- [Aim of the task] All the data must come back unchanged, except that pictures are left out.

==================================================

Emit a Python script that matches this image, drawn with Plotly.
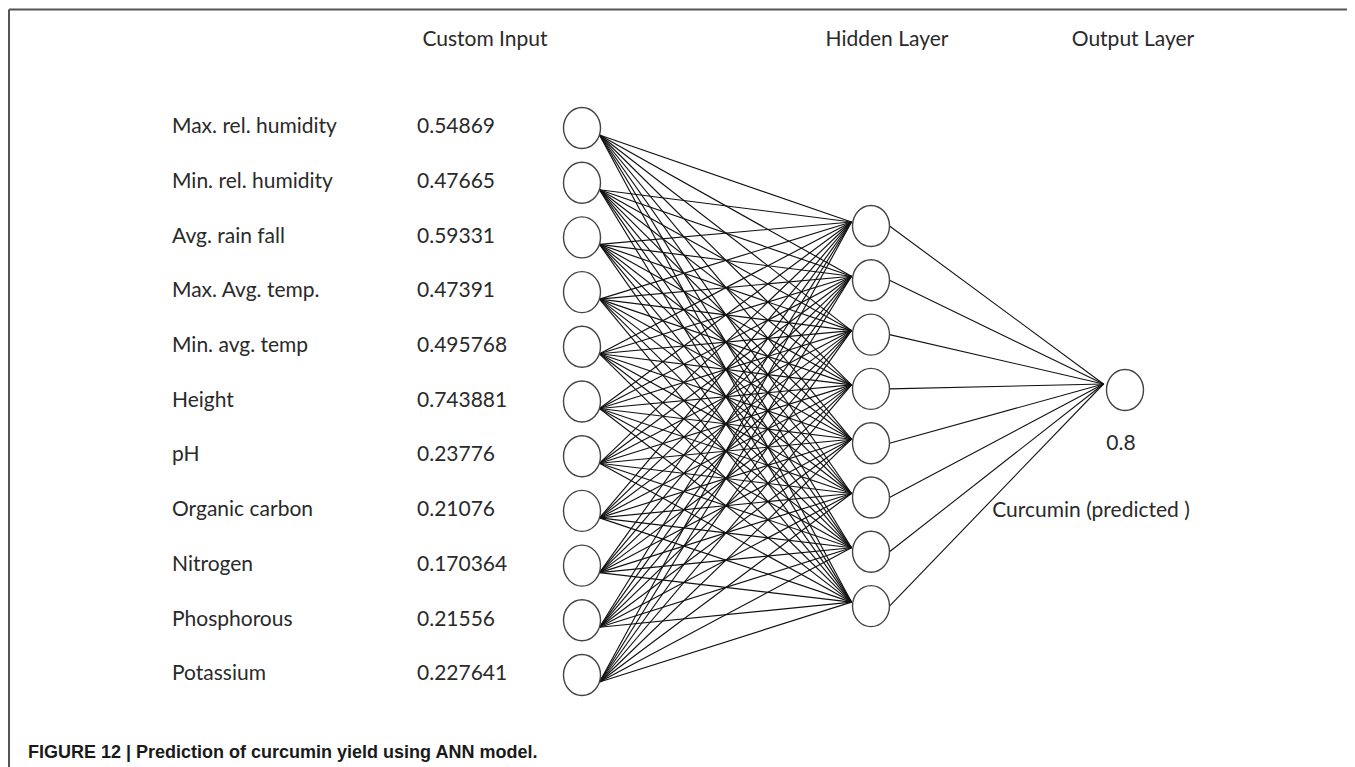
import plotly.graph_objects as go

# ---------------- data ----------------
input_labels = ["Max. rel. humidity", "Min. rel. humidity", "Avg. rain fall", "Max. Avg. temp.",
                "Min. avg. temp", "Height", "pH", "Organic carbon", "Nitrogen",
                "Phosphorous", "Potassium"]
input_values = ["0.54869", "0.47665", "0.59331", "0.47391", "0.495768", "0.743881",
                "0.23776", "0.21076", "0.170364", "0.21556", "0.227641"]
n_hidden = 8
output_value = "0.8"
output_label = "Curcumin (predicted )"
headers = ["Custom Input", "Hidden Layer", "Output Layer"]
caption = "FIGURE 12 | Prediction of curcumin yield using ANN model."

# ---------------- layout constants (screen pixels) ----------------
W, H = 1355, 767
OFF = 8  # page body margin
IN_X, IN_Y0, IN_DY = 582, 128, 54.7
HID_X, HID_Y0, HID_DY = 871, 226, 54.3
OUT_X, OUT_Y = 1125, 390
RX, RY = 18.5, 20.5
LABEL_X, VALUE_X = 172, 417
FONT = "Lato, 'Open Sans', sans-serif"
TXT = "#2a2a2a"
FS = 21

in_y = [IN_Y0 + i * IN_DY for i in range(len(input_labels))]
hid_y = [HID_Y0 + j * HID_DY for j in range(n_hidden)]

fig = go.Figure()

# input -> hidden connections
xs, ys = [], []
for yi in in_y:
    for yh in hid_y:
        xs += [IN_X + RX - 1, HID_X - RX - 1, None]
        ys += [yi + 7, yh - 4, None]
fig.add_trace(go.Scatter(x=xs, y=ys, mode="lines", line=dict(color="#111", width=1.15),
                         hoverinfo="skip", showlegend=False))

# hidden -> output connections
xs, ys = [], []
for yh in hid_y:
    xs += [HID_X + RX, OUT_X - RX - 3, None]
    ys += [yh, OUT_Y - 6, None]
fig.add_trace(go.Scatter(x=xs, y=ys, mode="lines", line=dict(color="#111", width=1.1),
                         hoverinfo="skip", showlegend=False))

# nodes
shapes = []
def node(cx, cy):
    shapes.append(dict(type="circle", xref="x", yref="y", x0=cx - RX, x1=cx + RX,
                       y0=cy - RY, y1=cy + RY, line=dict(color="#444", width=1.4),
                       fillcolor="rgba(255,255,255,0)", layer="above"))
for yi in in_y:
    node(IN_X, yi)
for yh in hid_y:
    node(HID_X, yh)
node(OUT_X, OUT_Y)

# frame lines
shapes.append(dict(type="line", xref="x", yref="y", x0=9, x1=W + OFF, y0=9.5, y1=9.5,
                   line=dict(color="#555", width=2)))
shapes.append(dict(type="line", xref="x", yref="y", x0=9, x1=9, y0=9.5, y1=H + OFF,
                   line=dict(color="#555", width=2)))

# texts
fig.add_trace(go.Scatter(x=[LABEL_X] * len(input_labels), y=in_y, text=input_labels, mode="text",
                         textposition="middle right", textfont=dict(family=FONT, size=FS, color=TXT),
                         hoverinfo="skip", showlegend=False))
fig.add_trace(go.Scatter(x=[VALUE_X] * len(input_values), y=in_y, text=input_values, mode="text",
                         textposition="middle right", textfont=dict(family=FONT, size=FS, color=TXT),
                         hoverinfo="skip", showlegend=False))
fig.add_trace(go.Scatter(x=[485, 887, 1133], y=[41, 41, 41], text=headers, mode="text",
                         textposition="middle center", textfont=dict(family=FONT, size=FS, color=TXT),
                         hoverinfo="skip", showlegend=False))
fig.add_trace(go.Scatter(x=[1121, 1091], y=[445, 512], text=[output_value, output_label], mode="text",
                         textposition="middle center", textfont=dict(family=FONT, size=FS, color=TXT),
                         hoverinfo="skip", showlegend=False))

fig.add_annotation(x=26, y=752, xref="x", yref="y", text="<b>" + caption + "</b>", showarrow=False,
                   xanchor="left", yanchor="middle",
                   font=dict(family="'Liberation Sans', Arial, sans-serif", size=18, color="#1a1a1a"))

fig.update_layout(width=W, height=H, margin=dict(l=0, r=0, t=0, b=0),
                  paper_bgcolor="white", plot_bgcolor="white", shapes=shapes,
                  xaxis=dict(range=[OFF, W + OFF], visible=False, fixedrange=True),
                  yaxis=dict(range=[H + OFF, OFF], visible=False, fixedrange=True))

fig.write_html("out.html", config={"displayModeBar": False})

==================================================

- [The response]
Emit a Python script that matches this image, drawn with Plotly.
import plotly.graph_objects as go

# ---------------- data ----------------
input_labels = ["Max. rel. humidity", "Min. rel. humidity", "Avg. rain fall", "Max. Avg. temp.",
                "Min. avg. temp", "Height", "pH", "Organic carbon", "Nitrogen",
                "Phosphorous", "Potassium"]
input_values = ["0.54869", "0.47665", "0.59331", "0.47391", "0.495768", "0.743881",
                "0.23776", "0.21076", "0.170364", "0.21556", "0.227641"]
n_hidden = 8
output_value = "0.8"
output_label = "Curcumin (predicted )"
headers = ["Custom Input", "Hidden Layer", "Output Layer"]
caption = "FIGURE 12 | Prediction of curcumin yield using ANN model."

# ---------------- layout constants (screen pixels) ----------------
W, H = 1355, 767
OFF = 8  # page body margin
IN_X, IN_Y0, IN_DY = 582, 128, 54.7
HID_X, HID_Y0, HID_DY = 871, 226, 54.3
OUT_X, OUT_Y = 1125, 390
RX, RY = 18.5, 20.5
LABEL_X, VALUE_X = 172, 417
FONT = "Lato, 'Open Sans', sans-serif"
TXT = "#2a2a2a"
FS = 21

in_y = [IN_Y0 + i * IN_DY for i in range(len(input_labels))]
hid_y = [HID_Y0 + j * HID_DY for j in range(n_hidden)]

fig = go.Figure()

# input -> hidden connections
xs, ys = [], []
for yi in in_y:
    for yh in hid_y:
        xs += [IN_X + RX - 1, HID_X - RX - 1, None]
        ys += [yi + 7, yh - 4, None]
fig.add_trace(go.Scatter(x=xs, y=ys, mode="lines", line=dict(color="#111", width=1.15),
                         hoverinfo="skip", showlegend=False))

# hidden -> output connections
xs, ys = [], []
for yh in hid_y:
    xs += [HID_X + RX, OUT_X - RX - 3, None]
    ys += [yh, OUT_Y - 6, None]
fig.add_trace(go.Scatter(x=xs, y=ys, mode="lines", line=dict(color="#111", width=1.1),
                         hoverinfo="skip", showlegend=False))

# nodes
shapes = []
def node(cx, cy):
    shapes.append(dict(type="circle", xref="x", yref="y", x0=cx - RX, x1=cx + RX,
                       y0=cy - RY, y1=cy + RY, line=dict(color="#444", width=1.4),
                       fillcolor="rgba(255,255,255,0)", layer="above"))
for yi in in_y:
    node(IN_X, yi)
for yh in hid_y:
    node(HID_X, yh)
node(OUT_X, OUT_Y)

# frame lines
shapes.append(dict(type="line", xref="x", yref="y", x0=9, x1=W + OFF, y0=9.5, y1=9.5,
                   line=dict(color="#555", width=2)))
shapes.append(dict(type="line", xref="x", yref="y", x0=9, x1=9, y0=9.5, y1=H + OFF,
                   line=dict(color="#555", width=2)))

# texts
fig.add_trace(go.Scatter(x=[LABEL_X] * len(input_labels), y=in_y, text=input_labels, mode="text",
                         textposition="middle right", textfont=dict(family=FONT, size=FS, color=TXT),
                         hoverinfo="skip", showlegend=False))
fig.add_trace(go.Scatter(x=[VALUE_X] * len(input_values), y=in_y, text=input_values, mode="text",
                         textposition="middle right", textfont=dict(family=FONT, size=FS, color=TXT),
                         hoverinfo="skip", showlegend=False))
fig.add_trace(go.Scatter(x=[485, 887, 1133], y=[41, 41, 41], text=headers, mode="text",
                         textposition="middle center", textfont=dict(family=FONT, size=FS, color=TXT),
                         hoverinfo="skip", showlegend=False))
fig.add_trace(go.Scatter(x=[1121, 1091], y=[445, 512], text=[output_value, output_label], mode="text",
                         textposition="middle center", textfont=dict(family=FONT, size=FS, color=TXT),
                         hoverinfo="skip", showlegend=False))

fig.add_annotation(x=26, y=752, xref="x", yref="y", text="<b>" + caption + "</b>", showarrow=False,
                   xanchor="left", yanchor="middle",
                   font=dict(family="'Liberation Sans', Arial, sans-serif", size=18, color="#1a1a1a"))

fig.update_layout(width=W, height=H, margin=dict(l=0, r=0, t=0, b=0),
                  paper_bgcolor="white", plot_bgcolor="white", shapes=shapes,
                  xaxis=dict(range=[OFF, W + OFF], visible=False, fixedrange=True),
                  yaxis=dict(range=[H + OFF, OFF], visible=False, fixedrange=True))

fig.write_html("out.html", config={"displayModeBar": False})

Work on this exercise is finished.